Clarifies SCUML registration does not equal commission’s endorsement
The Economic and Financial Crimes Commission (EFCC) has reaffirmed its commitment to ensuring justice for victims of the controversial CBEX investment scheme, while clarifying misconceptions about regulatory approvals in Nigeria’s digital business space.
In a statement obtained obtained from the commission’s website, the anti-graft agency disclosed that registration with the Special Control Unit against Money Laundering (SCUML) does not constitute EFCC clearance or endorsement of any business entity.

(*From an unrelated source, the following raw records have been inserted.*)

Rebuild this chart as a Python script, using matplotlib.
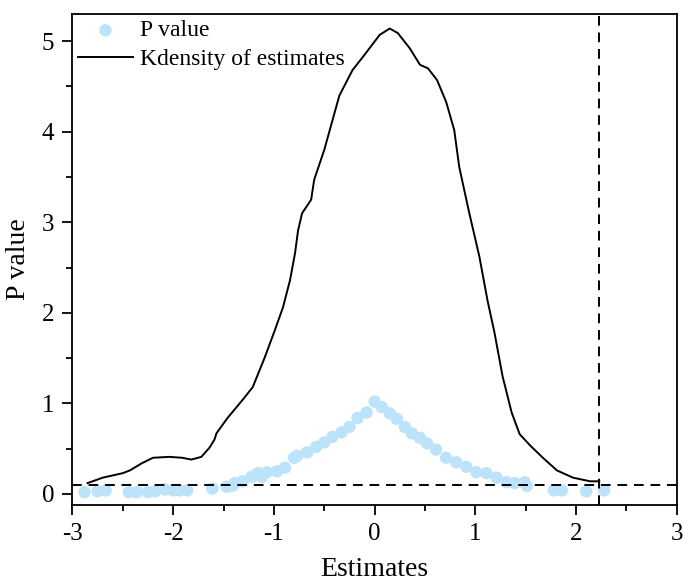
import matplotlib
matplotlib.use("Agg")
import matplotlib.pyplot as plt
from matplotlib.ticker import MultipleLocator

plt.rcParams['font.family'] = ['Liberation Serif', 'DejaVu Serif']
plt.rcParams['axes.unicode_minus'] = False

# kernel density of estimates
kd_x = [-2.85, -2.70, -2.50, -2.43, -2.31, -2.20, -2.04, -1.91, -1.82, -1.72,
        -1.64, -1.59, -1.57, -1.46, -1.31, -1.21, -1.09, -0.99, -0.91, -0.84,
        -0.79, -0.76, -0.72, -0.63, -0.60, -0.50, -0.35, -0.22, -0.10, 0.05,
        0.15, 0.23, 0.35, 0.45, 0.53, 0.62, 0.71, 0.79, 0.84, 0.94,
        1.04, 1.12, 1.19, 1.27, 1.36, 1.44, 1.54, 1.67, 1.81, 1.97,
        2.14, 2.23]
kd_y = [0.12, 0.18, 0.23, 0.26, 0.34, 0.40, 0.41, 0.40, 0.38, 0.41,
        0.51, 0.60, 0.67, 0.84, 1.04, 1.18, 1.51, 1.81, 2.06, 2.36,
        2.66, 2.91, 3.10, 3.25, 3.47, 3.80, 4.40, 4.68, 4.85, 5.07,
        5.14, 5.09, 4.92, 4.74, 4.70, 4.57, 4.33, 4.02, 3.61, 3.10,
        2.62, 2.14, 1.78, 1.30, 0.90, 0.66, 0.54, 0.40, 0.26, 0.18,
        0.14, 0.14]

# p values of placebo estimates
p_x = [-2.88, -2.75, -2.67, -2.44, -2.36, -2.25, -2.18, -2.08, -2.00, -1.94,
       -1.86, -1.61, -1.47, -1.41, -1.39, -1.31, -1.22, -1.16, -1.12, -1.07,
       -0.97, -0.89, -0.80, -0.77, -0.67, -0.58, -0.50, -0.42, -0.33, -0.25,
       -0.17, -0.08, 0.00, 0.07, 0.15, 0.22, 0.30, 0.37, 0.45, 0.52,
       0.61, 0.71, 0.81, 0.91, 1.01, 1.11, 1.21, 1.31, 1.39, 1.49,
       1.51, 1.78, 1.86, 2.10, 2.28]
p_y = [0.02, 0.03, 0.04, 0.02, 0.02, 0.02, 0.03, 0.05, 0.04, 0.04,
       0.04, 0.06, 0.08, 0.09, 0.12, 0.14, 0.19, 0.23, 0.19, 0.24,
       0.25, 0.29, 0.40, 0.42, 0.46, 0.52, 0.57, 0.63, 0.68, 0.74,
       0.84, 0.90, 1.02, 0.96, 0.89, 0.83, 0.74, 0.67, 0.62, 0.56,
       0.49, 0.40, 0.35, 0.30, 0.24, 0.23, 0.18, 0.13, 0.12, 0.13,
       0.09, 0.04, 0.04, 0.03, 0.04]

true_est = 2.23
p_cut = 0.1

fig = plt.figure(figsize=(6.83, 5.85), dpi=100)
ax = fig.add_axes([0.106, 0.137, 0.885, 0.839])

ax.scatter(p_x, p_y, s=80, color='#BCE3FA', edgecolors='none', label="P value", zorder=2)
ax.plot(kd_x, kd_y, color='k', lw=1.4, solid_joinstyle='round',
        label="Kdensity of estimates", zorder=3)

ax.axvline(true_est, color='k', linestyle=(0, (5, 3.5)), lw=1.4)
ax.axhline(p_cut, color='k', linestyle=(0, (5, 3.5)), lw=1.4)

ax.set_xlim(-3, 3)
ax.set_ylim(-0.12, 5.3)
ax.xaxis.set_major_locator(MultipleLocator(1))
ax.xaxis.set_minor_locator(MultipleLocator(0.5))
ax.yaxis.set_major_locator(MultipleLocator(1))
ax.yaxis.set_minor_locator(MultipleLocator(0.5))
ax.tick_params(which='major', direction='out', length=7, width=1.3, labelsize=18, pad=6)
ax.tick_params(which='minor', direction='out', length=4, width=1.3)
for s in ax.spines.values():
    s.set_linewidth(1.3)

ax.set_xlabel("Estimates", fontsize=20, labelpad=9)
ax.set_ylabel("P value", fontsize=20, labelpad=8)

ax.legend(loc="upper left", frameon=False, fontsize=17, borderaxespad=0.0,
          borderpad=0.25, handlelength=2.3, handletextpad=0.3, labelspacing=0.3,
          bbox_to_anchor=(0.0, 1.0))

fig.savefig("out.png", dpi=100)
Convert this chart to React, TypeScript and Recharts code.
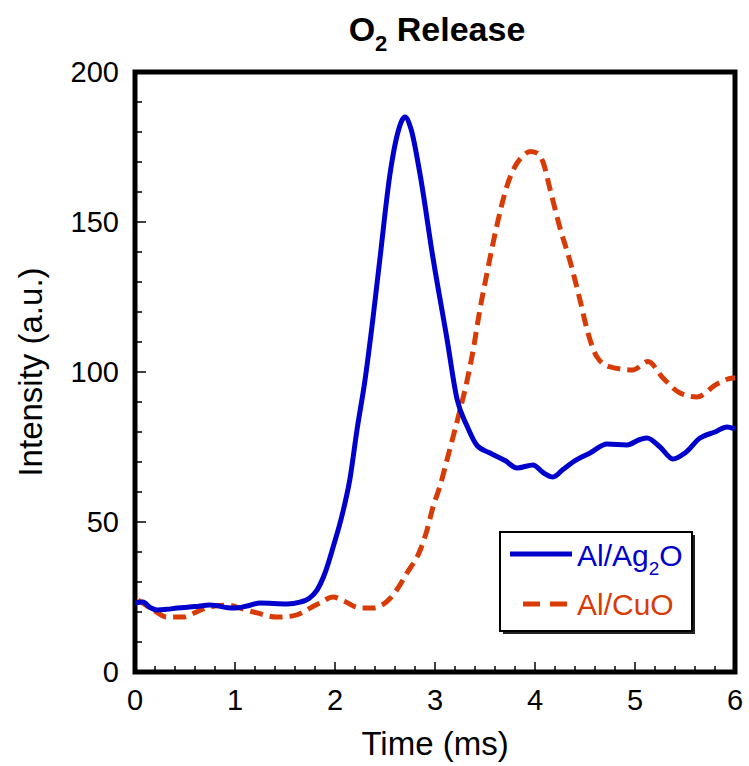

“ST Technologies (not CBEX) registered with SCUML in line with Section 17 of the Money Laundering (Prevention & Prohibition) Act, 2022,” the Commission stated. “This registration is a statutory requirement for all Designated Non-Financial Businesses and Professions (DNFBPs) under Nigeria’s Anti-Money Laundering/Combating Financing of Terrorism (AML/CFT) framework.”
The clarification comes amid growing concerns from thousands of Nigerian investors who claimed to have lost substantial funds in the CBEX platform, which allegedly collapsed after operating an unlicensed investment scheme.
The EFCC categorically stated that it is not a clearing house or regulatory authority for online businesses. However, financial fraud of any kind falls within its mandate, and are committed to ensuring justice for victims of the CBEX scam.
The CBEX case has joined a growing list of investment scams currently under EFCC investigation, including the high-profile cases of Binance and other unlicensed trading platforms.
The Commission has urged affected investors to formally lodge petitions with documented evidence to facilitate investigations. EFCC sources confirm that special investigators have been assigned to unravel the CBEX operation and track down its promoters.